GOAL OF THE EXERCISE
Word for word, restate the lines from the start of the data below through the line containing "Chart.register(...registerables);".

GIVEN MATERIAL
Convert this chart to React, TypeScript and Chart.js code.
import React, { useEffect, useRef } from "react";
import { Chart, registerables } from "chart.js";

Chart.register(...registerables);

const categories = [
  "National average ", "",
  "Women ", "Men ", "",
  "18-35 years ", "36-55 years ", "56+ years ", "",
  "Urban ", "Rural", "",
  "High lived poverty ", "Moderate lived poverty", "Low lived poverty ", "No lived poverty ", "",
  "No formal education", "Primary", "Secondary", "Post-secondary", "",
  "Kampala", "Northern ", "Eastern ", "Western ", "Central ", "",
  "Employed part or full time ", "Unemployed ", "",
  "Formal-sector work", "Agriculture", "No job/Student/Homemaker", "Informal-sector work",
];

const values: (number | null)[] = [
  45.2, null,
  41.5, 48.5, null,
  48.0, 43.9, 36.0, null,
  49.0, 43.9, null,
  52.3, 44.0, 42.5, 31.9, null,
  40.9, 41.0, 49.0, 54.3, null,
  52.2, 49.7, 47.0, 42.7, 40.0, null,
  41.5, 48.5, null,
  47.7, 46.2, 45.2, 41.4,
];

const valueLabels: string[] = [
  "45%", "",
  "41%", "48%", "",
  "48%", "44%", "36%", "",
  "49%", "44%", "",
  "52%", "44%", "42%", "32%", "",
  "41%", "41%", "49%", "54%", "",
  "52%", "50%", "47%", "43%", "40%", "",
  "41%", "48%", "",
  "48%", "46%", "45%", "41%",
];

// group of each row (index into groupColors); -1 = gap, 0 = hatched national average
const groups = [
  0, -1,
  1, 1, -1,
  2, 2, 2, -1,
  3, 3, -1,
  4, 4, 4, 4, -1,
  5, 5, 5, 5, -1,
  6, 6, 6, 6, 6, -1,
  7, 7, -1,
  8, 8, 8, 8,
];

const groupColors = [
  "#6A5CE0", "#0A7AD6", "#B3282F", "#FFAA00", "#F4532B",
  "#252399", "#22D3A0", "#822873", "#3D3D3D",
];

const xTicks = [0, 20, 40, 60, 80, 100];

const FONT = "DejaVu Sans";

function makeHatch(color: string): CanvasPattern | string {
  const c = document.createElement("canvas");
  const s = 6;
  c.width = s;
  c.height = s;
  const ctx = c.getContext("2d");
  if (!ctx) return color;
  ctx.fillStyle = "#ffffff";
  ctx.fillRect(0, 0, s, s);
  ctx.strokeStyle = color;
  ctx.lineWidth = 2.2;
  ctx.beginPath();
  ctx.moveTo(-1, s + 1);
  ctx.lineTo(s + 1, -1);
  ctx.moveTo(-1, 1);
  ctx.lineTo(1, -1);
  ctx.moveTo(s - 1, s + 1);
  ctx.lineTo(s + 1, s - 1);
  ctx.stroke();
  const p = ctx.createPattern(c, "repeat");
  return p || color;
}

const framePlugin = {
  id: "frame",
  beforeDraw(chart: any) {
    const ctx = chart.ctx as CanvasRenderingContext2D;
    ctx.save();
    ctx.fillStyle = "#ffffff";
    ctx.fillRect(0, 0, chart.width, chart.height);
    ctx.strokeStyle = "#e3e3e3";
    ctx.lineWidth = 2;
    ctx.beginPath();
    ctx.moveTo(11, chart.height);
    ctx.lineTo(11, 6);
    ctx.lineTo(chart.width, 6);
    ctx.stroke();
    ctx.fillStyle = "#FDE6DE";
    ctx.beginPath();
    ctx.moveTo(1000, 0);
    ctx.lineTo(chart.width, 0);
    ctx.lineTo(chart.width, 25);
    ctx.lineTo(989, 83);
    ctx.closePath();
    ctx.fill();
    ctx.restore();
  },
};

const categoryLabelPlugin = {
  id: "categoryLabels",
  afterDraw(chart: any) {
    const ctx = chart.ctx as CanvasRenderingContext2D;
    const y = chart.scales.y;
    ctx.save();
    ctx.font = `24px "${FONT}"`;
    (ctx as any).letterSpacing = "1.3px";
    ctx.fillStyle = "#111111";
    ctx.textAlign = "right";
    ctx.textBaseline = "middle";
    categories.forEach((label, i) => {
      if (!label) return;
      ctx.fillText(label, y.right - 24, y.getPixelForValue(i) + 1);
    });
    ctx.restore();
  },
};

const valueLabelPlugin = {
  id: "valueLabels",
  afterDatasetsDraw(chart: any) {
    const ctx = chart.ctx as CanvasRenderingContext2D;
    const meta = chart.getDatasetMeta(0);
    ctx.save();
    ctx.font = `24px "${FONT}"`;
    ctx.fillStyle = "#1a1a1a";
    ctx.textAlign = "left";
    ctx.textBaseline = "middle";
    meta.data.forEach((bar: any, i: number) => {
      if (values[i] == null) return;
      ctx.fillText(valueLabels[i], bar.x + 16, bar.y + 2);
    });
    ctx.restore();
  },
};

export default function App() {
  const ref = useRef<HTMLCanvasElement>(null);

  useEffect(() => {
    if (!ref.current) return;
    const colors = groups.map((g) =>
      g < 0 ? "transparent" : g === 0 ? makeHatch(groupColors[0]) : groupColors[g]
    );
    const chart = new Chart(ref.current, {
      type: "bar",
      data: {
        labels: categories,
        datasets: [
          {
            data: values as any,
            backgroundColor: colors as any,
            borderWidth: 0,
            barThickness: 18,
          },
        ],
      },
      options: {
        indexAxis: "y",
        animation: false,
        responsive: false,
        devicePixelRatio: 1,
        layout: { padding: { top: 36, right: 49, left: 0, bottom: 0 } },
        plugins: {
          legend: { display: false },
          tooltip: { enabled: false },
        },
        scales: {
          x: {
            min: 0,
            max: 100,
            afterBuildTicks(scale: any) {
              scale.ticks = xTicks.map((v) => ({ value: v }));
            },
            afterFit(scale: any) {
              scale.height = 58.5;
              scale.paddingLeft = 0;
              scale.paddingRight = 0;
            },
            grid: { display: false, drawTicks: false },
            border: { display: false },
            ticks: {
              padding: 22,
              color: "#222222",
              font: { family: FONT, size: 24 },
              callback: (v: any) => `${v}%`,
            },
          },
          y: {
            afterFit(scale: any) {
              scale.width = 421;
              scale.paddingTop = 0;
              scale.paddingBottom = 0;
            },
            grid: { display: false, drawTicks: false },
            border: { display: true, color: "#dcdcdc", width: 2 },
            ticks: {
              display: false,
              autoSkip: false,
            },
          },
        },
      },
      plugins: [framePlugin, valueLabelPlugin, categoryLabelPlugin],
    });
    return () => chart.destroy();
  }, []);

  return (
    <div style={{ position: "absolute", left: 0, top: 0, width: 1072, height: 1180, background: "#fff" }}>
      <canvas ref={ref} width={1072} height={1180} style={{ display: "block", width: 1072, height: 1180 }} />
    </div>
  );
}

RESPONSE TO THE EXERCISE
Convert this chart to React, TypeScript and Chart.js code.
import React, { useEffect, useRef } from "react";
import { Chart, registerables } from "chart.js";

Chart.register(...registerables);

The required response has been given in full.